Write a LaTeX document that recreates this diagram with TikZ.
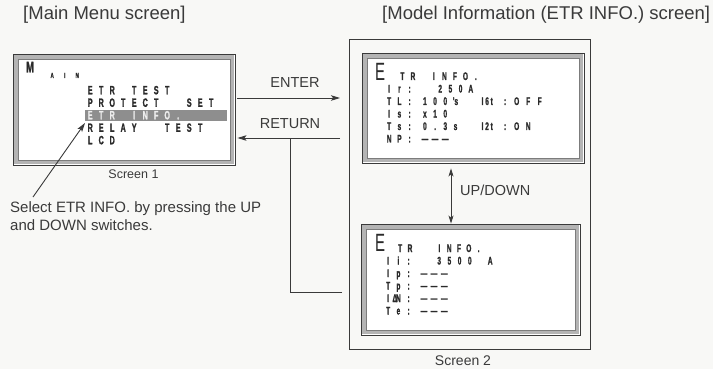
\documentclass[tikz,border=0pt]{standalone}
\usepackage{fontspec}
\setmainfont{Liberation Sans}
\newfontfamily\lcdfont[FakeStretch=0.6, FakeBold=1.2]{Liberation Sans}
\newfontfamily\lcdbig[FakeStretch=0.6]{Liberation Sans}
\usetikzlibrary{arrows.meta}
\definecolor{ink}{HTML}{3A3A3A}
\definecolor{lcdink}{HTML}{2A2A2A}
\definecolor{bandc}{HTML}{B4B4B4}
\definecolor{bandin}{HTML}{7C7C7C}
\definecolor{paper}{HTML}{F8F8F6}
\definecolor{hibar}{HTML}{8E8E8E}
\definecolor{hitext}{HTML}{EDEDED}
\newdimen\lcdp
\makeatletter
\def\lcd@stopmark{\lcd@stop}
\def\lcd@blank{_}
\def\lcd@half{*}
\newcommand\lcd[2][10.2pt]{\lcdp=#1\relax\lcd@loop#2\lcd@stop}
\def\lcd@loop#1{\def\lcd@arg{#1}\ifx\lcd@arg\lcd@stopmark\else\lcd@cell\expandafter\lcd@loop\fi}
\def\lcd@cell{\ifx\lcd@arg\lcd@blank\hspace*{\lcdp}\else\ifx\lcd@arg\lcd@half\hspace*{0.5\lcdp}\else\makebox[\lcdp][c]{\lcd@arg}\fi\fi}
\makeatother
\tikzset{
  bigframe/.style={draw=ink, line width=1pt, inner sep=0pt, rectangle},
  lcdscreen/.style={draw=ink, line width=0.9pt, fill=white, inner sep=0pt, rectangle},
  bandline/.style={draw=bandc, line width=4pt},
  bandinner/.style={draw=bandin, line width=0.6pt},
  lcdtxt/.style={inner sep=0pt, anchor=base west, text=lcdink, font=\lcdfont\bfseries\fontsize{11}{11}\selectfont},
  lcdone/.style={lcdtxt, font=\lcdfont\bfseries\fontsize{12}{12}\selectfont},
  bigletter/.style={inner sep=0pt, anchor=base west, text=lcdink},
  lbl/.style={inner sep=0pt, text=ink, font=\fontsize{14.5}{17}\selectfont},
  head/.style={inner sep=0pt, anchor=base west, text=ink, font=\fontsize{18.5}{22}\selectfont},
  conn/.style={draw=ink, line width=0.9pt},
  arr/.style={conn, -{Stealth[length=9pt,width=5.5pt,inset=2pt]}},
  dbl/.style={conn, {Stealth[length=8pt,width=5pt,inset=2pt]}-{Stealth[length=8pt,width=5pt,inset=2pt]}},
}
\begin{document}
\begin{tikzpicture}[x=1pt,y=-1pt]
\fill[paper] (0,0) rectangle (713,369);
\useasboundingbox (0,0) rectangle (713,369);

% headings
\node[head] (h1) at (23,19.5) {[Main Menu screen]};
\node[head] (h2) at (382,20) {[Model Information (ETR INFO.) screen]};

% frames
\node[bigframe, minimum width=240.5pt, minimum height=309pt] (s2) at (469.75,194.5) {};
\node[lcdscreen, minimum width=222pt, minimum height=111pt] (s1) at (124,109.5) {};
\node[lcdscreen, minimum width=221.5pt, minimum height=110pt] (sA) at (473.25,108) {};
\node[lcdscreen, minimum width=218.5pt, minimum height=111pt] (sB) at (470.75,279.5) {};
\foreach \s in {s1,sA,sB}{
  \draw[bandline] ([shift={(3.2,3.2)}]\s.north west) rectangle ([shift={(-3.2,-3.2)}]\s.south east);
  \draw[bandinner] ([shift={(5.6,5.6)}]\s.north west) rectangle ([shift={(-5.6,-5.6)}]\s.south east);
}

% screen 1 content
\node[bigletter, font=\lcdfont\bfseries\fontsize{15.5}{15.5}\selectfont] (mM) at (26,72.5) {M};
\node[lcdtxt, font=\lcdfont\bfseries\fontsize{7.5}{7.5}\selectfont] (mAIN) at (45.75,78) {\lcd[12.5pt]{AIN}};
\node[lcdone] (m1) at (84.5,94.3) {\lcd[11pt]{ETR_TEST}};
\node[lcdone] (m2) at (84.5,106.8) {\lcd[11pt]{PROTECT__SET}};
\node[fill=hibar, minimum width=142pt, minimum height=11pt, inner sep=0pt] (hl) at (156,115.5) {};
\node[lcdone, text=hitext] (m3) at (84.5,119.3) {\lcd[11pt]{ETR_INFO.}};
\node[lcdone] (m4) at (84.5,131.8) {\lcd[11pt]{RELAY__TEST}};
\node[lcdone] (m5) at (84.5,144.3) {\lcd[11pt]{LCD}};
\node[lbl, anchor=base, font=\fontsize{12.5}{15}\selectfont] (ls1) at (133.5,178.3) {Screen 1};

% screen A content
\node[bigletter, font=\lcdbig\fontsize{25}{25}\selectfont] (ea) at (375,80.5) {E};
\node[lcdtxt] (a0) at (397,80) {\lcd[10.5pt]{TR_INFO.}};
\node[lcdtxt] (a1) at (383.9,92.5) {\lcd{Ir:__250A}};
\node[lcdtxt] (a2) at (383.9,105) {\lcd{TL:*100{'s}}};
\node[lcdtxt] (a3) at (383.9,117.5) {\lcd{Is:*x10}};
\node[lcdtxt] (a4) at (383.9,130) {\lcd{Ts:*0.3s}};
\node[lcdtxt] (a5) at (383.9,142.5) {\lcd{NP:*———}};
\node[lcdtxt] (a6) at (480,105) {\lcd[4.6pt]{I6t}};
\node[lcdtxt] (a7) at (499.25,105) {\lcd[11.5pt]{:OFF}};
\node[lcdtxt] (a8) at (480,130) {\lcd[4.6pt]{I2t}};
\node[lcdtxt] (a9) at (499.25,130) {\lcd[11.5pt]{:ON}};

% screen B content
\node[bigletter, font=\lcdbig\fontsize{25}{25}\selectfont] (eb) at (375,251.5) {E};
\node[lcdtxt] (b0) at (395.1,252) {\lcd[9.8pt]{TR__INFO.}};
\node[lcdtxt] (b1) at (382.9,264.5) {\lcd{Ii:__3500_A}};
\node[lcdtxt] (b2) at (382.9,277) {\lcd{Ip:*———}};
\node[lcdtxt] (b3) at (382.9,289.5) {\lcd{Tp:*———}};
\node[lcdtxt] (b4) at (382.9,302) {\lcd{I{\rlap{\hspace{-3.5pt}Δ}N}:*———}};
\node[lcdtxt] (b5) at (382.9,314.5) {\lcd{Te:*———}};
\node[lbl, anchor=base, font=\fontsize{14}{16}\selectfont] (ls2) at (463,365) {Screen 2};

% labels
\node[lbl, anchor=base] (lenter) at (295,87.3) {ENTER};
\node[lbl, anchor=base] (lreturn) at (290,128.3) {RETURN};
\node[lbl, anchor=base west] (lud) at (460,195) {UP/DOWN};
\node[lbl, anchor=base west, font=\fontsize{15}{18}\selectfont] (sel1) at (10,212) {Select ETR INFO. by pressing the UP};
\node[lbl, anchor=base west, font=\fontsize{15}{18}\selectfont] (sel2) at (10,230) {and DOWN switches.};

% connectors
\coordinate (entertip) at (340,98);
\coordinate (rettail) at (340,138);
\coordinate (retfoot) at (342,292);
\coordinate (udx) at (451,0);
\coordinate (selfoot) at (33,197);
\coordinate (seltip) at (85,123);
\draw[arr] ([xshift=2pt]s1.east |- entertip) -- (entertip);
\draw[arr] (rettail) -- ([xshift=2pt]s1.east |- rettail);
\draw[conn] (retfoot) -- (retfoot -| lreturn) -- (lreturn |- rettail);
\draw[dbl] ([yshift=-5pt]sA.south -| udx) -- (sB.north -| udx);
\draw[arr] (selfoot) -- (seltip);
\end{tikzpicture}
\end{document}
────────────────
Task instructions — Leave out the pictures and restate, word for word, the lines from the top of the data through the line containing "(h2) at (382,20)", both included.

Expected output —
Write a LaTeX document that recreates this diagram with TikZ.
\documentclass[tikz,border=0pt]{standalone}
\usepackage{fontspec}
\setmainfont{Liberation Sans}
\newfontfamily\lcdfont[FakeStretch=0.6, FakeBold=1.2]{Liberation Sans}
\newfontfamily\lcdbig[FakeStretch=0.6]{Liberation Sans}
\usetikzlibrary{arrows.meta}
\definecolor{ink}{HTML}{3A3A3A}
\definecolor{lcdink}{HTML}{2A2A2A}
\definecolor{bandc}{HTML}{B4B4B4}
\definecolor{bandin}{HTML}{7C7C7C}
\definecolor{paper}{HTML}{F8F8F6}
\definecolor{hibar}{HTML}{8E8E8E}
\definecolor{hitext}{HTML}{EDEDED}
\newdimen\lcdp
\makeatletter
\def\lcd@stopmark{\lcd@stop}
\def\lcd@blank{_}
\def\lcd@half{*}
\newcommand\lcd[2][10.2pt]{\lcdp=#1\relax\lcd@loop#2\lcd@stop}
\def\lcd@loop#1{\def\lcd@arg{#1}\ifx\lcd@arg\lcd@stopmark\else\lcd@cell\expandafter\lcd@loop\fi}
\def\lcd@cell{\ifx\lcd@arg\lcd@blank\hspace*{\lcdp}\else\ifx\lcd@arg\lcd@half\hspace*{0.5\lcdp}\else\makebox[\lcdp][c]{\lcd@arg}\fi\fi}
\makeatother
\tikzset{
  bigframe/.style={draw=ink, line width=1pt, inner sep=0pt, rectangle},
  lcdscreen/.style={draw=ink, line width=0.9pt, fill=white, inner sep=0pt, rectangle},
  bandline/.style={draw=bandc, line width=4pt},
  bandinner/.style={draw=bandin, line width=0.6pt},
  lcdtxt/.style={inner sep=0pt, anchor=base west, text=lcdink, font=\lcdfont\bfseries\fontsize{11}{11}\selectfont},
  lcdone/.style={lcdtxt, font=\lcdfont\bfseries\fontsize{12}{12}\selectfont},
  bigletter/.style={inner sep=0pt, anchor=base west, text=lcdink},
  lbl/.style={inner sep=0pt, text=ink, font=\fontsize{14.5}{17}\selectfont},
  head/.style={inner sep=0pt, anchor=base west, text=ink, font=\fontsize{18.5}{22}\selectfont},
  conn/.style={draw=ink, line width=0.9pt},
  arr/.style={conn, -{Stealth[length=9pt,width=5.5pt,inset=2pt]}},
  dbl/.style={conn, {Stealth[length=8pt,width=5pt,inset=2pt]}-{Stealth[length=8pt,width=5pt,inset=2pt]}},
}
\begin{document}
\begin{tikzpicture}[x=1pt,y=-1pt]
\fill[paper] (0,0) rectangle (713,369);
\useasboundingbox (0,0) rectangle (713,369);

% headings
\node[head] (h1) at (23,19.5) {[Main Menu screen]};
\node[head] (h2) at (382,20) {[Model Information (ETR INFO.) screen]};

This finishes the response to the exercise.